In Johnson’s telling, the only true happiness to be found can be attained in the next life. He was a devout man, a true believer, and this fact cannot be overlooked; and it cannot be forgotten that this morbid sense can only have been compounded by the fact that Johnson wrote Rasselas (in an oft-repeated story) in a week to pay for the cost of his mother’s funeral.
The heavenly happiness Johnson had in mind was stable, genuine and everlasting – the reward, in some ways, for having lived at all. All this despite the fact (or perhaps because of it) that the world of men is petty and mutable and prone to decay and decline. The grandest aspirations remain unrealised; the greatest ambitions are forever unfulfilled; and the noblest intentions harbour no guarantee of success or happiness.
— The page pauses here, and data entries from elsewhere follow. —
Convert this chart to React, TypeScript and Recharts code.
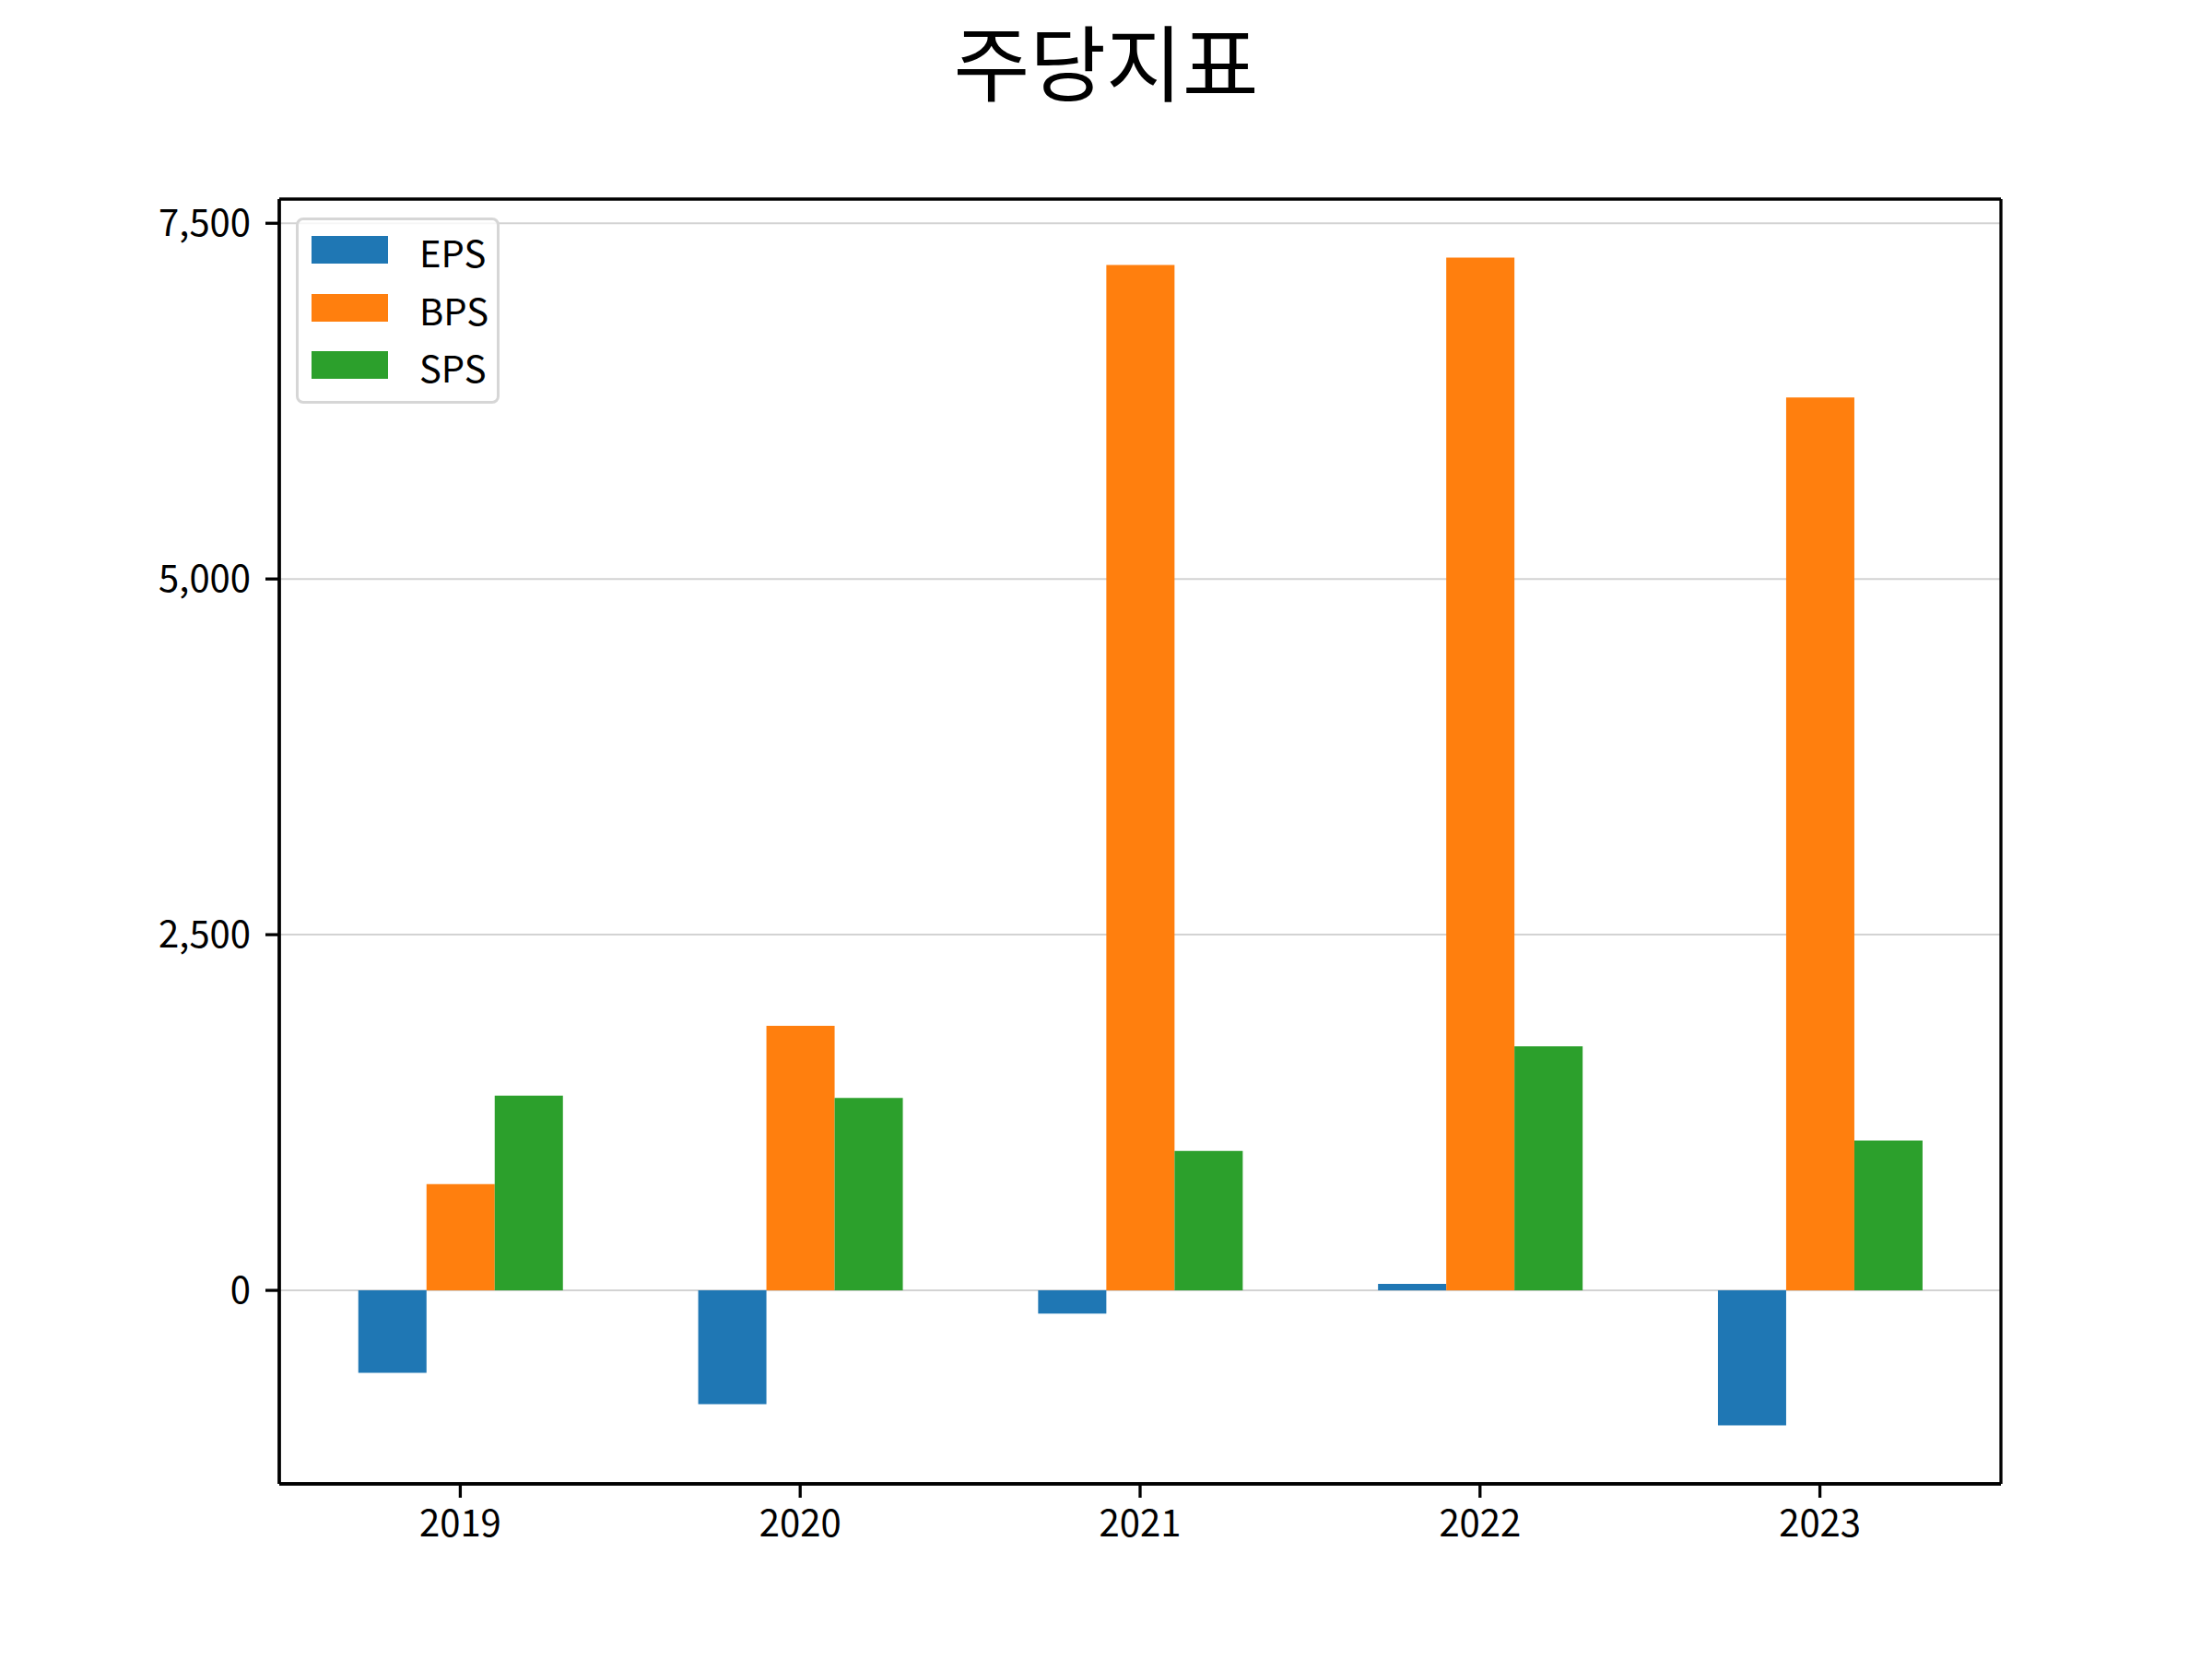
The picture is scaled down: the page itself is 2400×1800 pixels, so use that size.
import { Bar, BarChart, CartesianGrid, Legend, XAxis, YAxis } from "recharts";

const YEARS = ["2019", "2020", "2021", "2022", "2023"];
const EPS = [-580, -800, -163, 45, -948];
const BPS = [747, 1860, 7207, 7259, 6276];
const SPS = [1369, 1352, 980, 1716, 1053];
const Y_TICKS = [0, 2500, 5000, 7500];
const Y_DOMAIN = [-1360, 7670];

const SERIES = [
  { key: "EPS", color: "#1f77b4" },
  { key: "BPS", color: "#ff7f0e" },
  { key: "SPS", color: "#2ca02c" },
];

const FONT = '"Noto Sans CJK KR", "Noto Sans", sans-serif';
const SPINE = { stroke: "#000", strokeWidth: 3.3 };
const MARGIN = { top: 216, right: 229, bottom: 70, left: 103 };

const data = YEARS.map((year, i) => ({ year, EPS: EPS[i], BPS: BPS[i], SPS: SPS[i] }));

// 축 프레임(위·오른쪽 포함)을 플롯 영역 경계에 그린다
const frameRows = (p: any) => {
  const o = p?.offset ?? { top: MARGIN.top, height: 1394 };
  return [o.top, o.top + o.height];
};
const frameCols = (p: any) => {
  const o = p?.offset ?? { left: 303, width: 1868 };
  return [o.left, o.left + o.width];
};

function LegendBox() {
  return (
    <div
      style={{
        position: "relative",
        width: 221,
        height: 202,
        boxSizing: "border-box",
        border: "3.3px solid #d6d6d6",
        borderRadius: 8,
        background: "rgba(255,255,255,0.8)",
        fontFamily: FONT,
      }}
    >
      {SERIES.map((s, i) => (
        <div key={s.key}>
          <div
            style={{ position: "absolute", left: 14, top: 17 + 62.7 * i, width: 83, height: 30, background: s.color }}
          />
          <div
            style={{
              position: "absolute",
              left: 131,
              top: 9 + 62.7 * i,
              height: 50,
              lineHeight: "50px",
              fontSize: 40,
              color: "#000",
              whiteSpace: "nowrap",
            }}
          >
            {s.key}
          </div>
        </div>
      ))}
    </div>
  );
}

export default function App() {
  return (
    <div style={{ position: "absolute", left: 0, top: 0, width: 2400, height: 1800, background: "#fff", fontFamily: FONT }}>
      <div
        style={{
          position: "absolute",
          left: 0,
          top: 19,
          width: 2400,
          height: 90,
          lineHeight: "90px",
          textAlign: "center",
          fontSize: 90,
          color: "#000",
        }}
      >
        주당지표
      </div>
      <BarChart width={2400} height={1800} data={data} margin={MARGIN} barCategoryGap="20%" barGap={0}>
        {SERIES.map((s) => (
          <Bar key={s.key} dataKey={s.key} fill={s.color} isAnimationActive={false} />
        ))}
        <CartesianGrid vertical={false} stroke="#d3d3d3" strokeWidth={2} />
        <XAxis
          dataKey="year"
          interval={0}
          height={120}
          padding={{ left: 12, right: 12 }}
          tickSize={15}
          tickMargin={14}
          axisLine={SPINE}
          tickLine={SPINE}
          tick={{ fill: "#000", fontSize: 40, fontFamily: FONT }}
        />
        <YAxis
          type="number"
          domain={Y_DOMAIN}
          ticks={Y_TICKS}
          allowDataOverflow
          width={200}
          tickSize={15}
          tickMargin={16}
          axisLine={SPINE}
          tickLine={SPINE}
          tick={{ fill: "#000", fontSize: 40, fontFamily: FONT }}
          tickFormatter={(v: number) => v.toLocaleString("en-US")}
        />
        <CartesianGrid
          stroke="#000"
          strokeWidth={3.3}
          horizontalCoordinatesGenerator={frameRows}
          verticalCoordinatesGenerator={frameCols}
        />
        <Legend
          layout="horizontal"
          verticalAlign="middle"
          align="center"
          content={() => <LegendBox />}
          wrapperStyle={{ top: 236, left: 321, width: "auto", height: "auto" }}
        />
      </BarChart>
    </div>
  );
}
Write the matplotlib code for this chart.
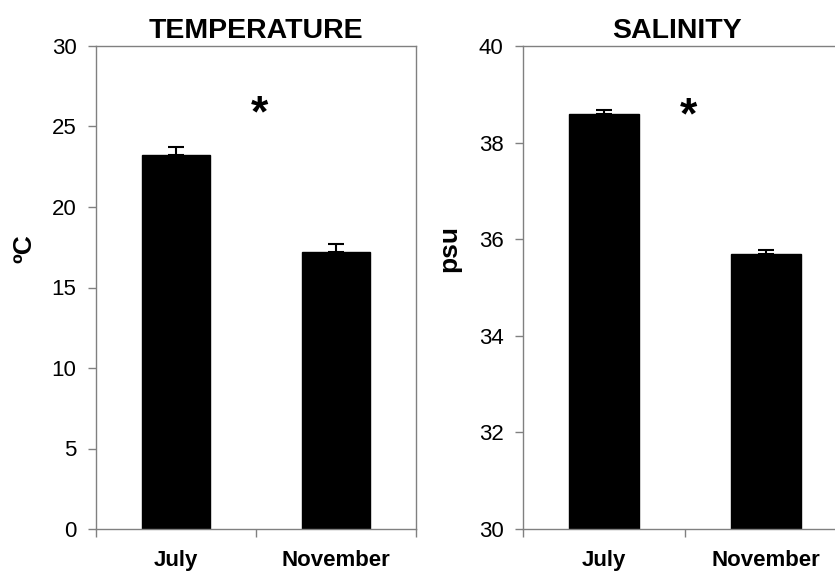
import matplotlib.pyplot as plt
import numpy as np

plt.rcParams['font.family'] = ['Liberation Sans', 'DejaVu Sans']

months = ['July', 'November']
temp_mean = [23.2, 17.2]
temp_err = [0.55, 0.5]
sal_mean = [38.6, 35.7]
sal_err = [0.08, 0.08]

temp_ticks = [0, 5, 10, 15, 20, 25, 30]
sal_ticks = [30, 32, 34, 36, 38, 40]

SPINE = '#808080'


def style_axes(ax, ylim, yticks):
    x = np.arange(1, len(months) + 1)
    ax.set_xlim(0.5, len(months) + 0.5)
    ax.set_ylim(*ylim)
    ax.set_yticks(yticks)
    ax.set_yticklabels([str(t) for t in yticks], fontsize=16)
    # category labels centred, separator ticks between categories
    ax.set_xticks(x)
    ax.set_xticklabels(months, fontsize=16, fontweight='bold')
    ax.set_xticks(np.arange(0.5, len(months) + 1), minor=True)
    ax.tick_params(axis='x', which='major', length=0, pad=15)
    ax.tick_params(axis='x', which='minor', length=6, width=1, color=SPINE, direction='out')
    ax.tick_params(axis='y', length=6, width=1, color=SPINE, direction='out', pad=8)
    for s in ax.spines.values():
        s.set_color(SPINE)
        s.set_linewidth(1)


def draw_bars(ax, means, errs):
    x = np.arange(1, len(months) + 1)
    ax.bar(x, means, width=0.43, color='black', edgecolor='black',
           yerr=[np.zeros(len(errs)), errs], capsize=6,
           error_kw=dict(ecolor='black', elinewidth=1.5, capthick=1.5))


fig = plt.figure(figsize=(8.35, 5.73), dpi=100)
ax1 = fig.add_axes([96 / 835, 1 - 529 / 573, 320 / 835, 483 / 573])
ax2 = fig.add_axes([523 / 835, 1 - 529 / 573, 324 / 835, 483 / 573])

# temperature
draw_bars(ax1, temp_mean, temp_err)
style_axes(ax1, (0, 30), temp_ticks)
ax1.set_title('TEMPERATURE', fontsize=20.5, fontweight='bold', pad=6)
ax1.set_ylabel('ºC', fontsize=19, fontweight='bold')
ax1.yaxis.set_label_coords(-0.185, 0.58)
ax1.text(1.52, 25.7, '*', fontsize=32, fontweight='bold', ha='center', va='center')

# salinity
draw_bars(ax2, sal_mean, sal_err)
style_axes(ax2, (30, 40), sal_ticks)
ax2.set_title('SALINITY', fontsize=20.5, fontweight='bold', pad=6, x=(677 - 523) / 324)
ax2.set_ylabel('psu', fontsize=19, fontweight='bold')
ax2.yaxis.set_label_coords(-0.19, 0.58)
ax2.text(1.52, 38.53, '*', fontsize=32, fontweight='bold', ha='center', va='center')

fig.savefig('out.png', dpi=100)
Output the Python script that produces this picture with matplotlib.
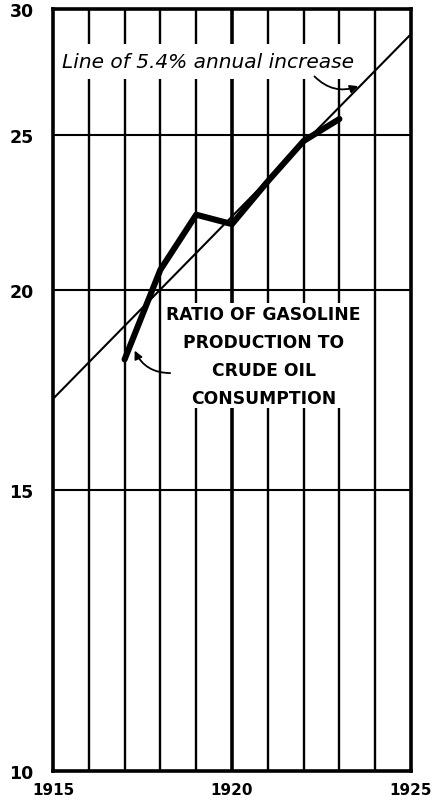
import numpy as np
import matplotlib
matplotlib.use("Agg")
import matplotlib.pyplot as plt
from matplotlib.ticker import FixedLocator, FixedFormatter, NullLocator

# Ratio of gasoline production to crude oil consumption (per cent)
years = [1917, 1918, 1919, 1920, 1921, 1922, 1923]
ratio = [18.1, 20.6, 22.3, 22.0, 23.4, 24.8, 25.6]

# Reference line of constant annual growth
trend_rate = 0.054
trend_base_year = 1915
trend_base_value = 17.1
trend_years = np.array([1915, 1925])
trend_values = trend_base_value * (1 + trend_rate) ** (trend_years - trend_base_year)

y_ticks = [10, 15, 20, 25, 30]
x_ticks = [1915, 1920, 1925]
grid_years = list(range(1916, 1925))
grid_levels = [15, 20, 25]

fig = plt.figure(figsize=(4.33, 8.04), dpi=100)
ax = fig.add_axes([0.1224, 0.0398, 0.9492 - 0.1224, 0.9876 - 0.0398])

ax.set_yscale("log")
ax.set_xlim(1915, 1925)
ax.set_ylim(10, 30)

# grid
for yr in grid_years:
    ax.axvline(yr, color="black", lw=2.6 if yr == 1920 else 1.7, zorder=1)
for lv in grid_levels:
    ax.axhline(lv, color="black", lw=1.5, zorder=1)

ax.yaxis.set_major_locator(FixedLocator(y_ticks))
ax.yaxis.set_major_formatter(FixedFormatter([str(v) for v in y_ticks]))
ax.yaxis.set_minor_locator(NullLocator())
ax.xaxis.set_major_locator(FixedLocator(x_ticks))
ax.xaxis.set_major_formatter(FixedFormatter([str(v) for v in x_ticks]))
ax.tick_params(axis="both", length=0)
ax.tick_params(axis="y", pad=14, labelsize=12.5)
ax.tick_params(axis="x", pad=8, labelsize=11)
for lab in ax.get_xticklabels() + ax.get_yticklabels():
    lab.set_fontweight("bold")

for sp in ax.spines.values():
    sp.set_linewidth(2.6)

# lines
ax.plot(trend_years, trend_values, color="black", lw=1.5, zorder=3)
ax.plot(years, ratio, color="black", lw=4.4, solid_capstyle="round",
        solid_joinstyle="round", zorder=4)

# labels
ax.text(1915.25, 27.8, "Line of 5.4% annual increase", fontsize=14.5,
        style="italic", ha="left", va="center", zorder=2,
        bbox=dict(boxstyle="square,pad=0.4", fc="white", ec="none"))
ax.text(1920.88, 18.2, "RATIO OF GASOLINE\nPRODUCTION TO\nCRUDE OIL\nCONSUMPTION",
        fontsize=12.3, fontweight="bold", ha="center", va="center",
        multialignment="center", linespacing=1.72, zorder=2,
        bbox=dict(boxstyle="square,pad=0.1", fc="white", ec="none"))

def trend_at(yr):
    return trend_base_value * (1 + trend_rate) ** (yr - trend_base_year)

ax.annotate("", xy=(1923.6, trend_at(1923.6)), xytext=(1922.25, 27.3),
            arrowprops=dict(arrowstyle="-|>", color="black", lw=1.3,
                            connectionstyle="arc3,rad=0.35", mutation_scale=12),
            zorder=5)
ax.annotate("", xy=(1917.25, 18.4), xytext=(1918.35, 17.75),
            arrowprops=dict(arrowstyle="-|>", color="black", lw=1.3,
                            connectionstyle="arc3,rad=-0.35", mutation_scale=12),
            zorder=5)

fig.savefig("out.png", dpi=100)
This vision is certainly of a deeply religious vintage, which is no wonder. And in that way the book has some cultural and historical value – beyond even its charms as fiction and its successes in philosophy. Its portrayal of an ultimately unhappy world rescued – or rather made worthwhile – by the promise of salvation is one which has inspired many millions of people: it has prompted them to endure terrible hardships and to persist with the business of existence despite dizzying mortality rates and a modal life expectancy of one year old. In such a world the apparent pessimism of Johnson’s work (which is offset by the occasional flash of humour and wit) becomes not just explicable but necessary; it makes sense of the world as it then existed and gives impetus to and justification for continued action.
At the same time, however, this knowledge makes all the more explicable – and all the more real – the tone which Johnson takes in The Vanity of Human Wishes.
Impeachment stops the Speaker’s pow’rful Breath,
And restless Fire precipitates on Death.
A product of its time, then, and a product of the author’s own peculiar circumstances, Rasselas is a work which defies easy classification; but it is certainly interesting as a document, as a novella, and as an exposition of a method of thinking which has not entirely vanished from view, despite the uneasy passage of the ensuring centuries.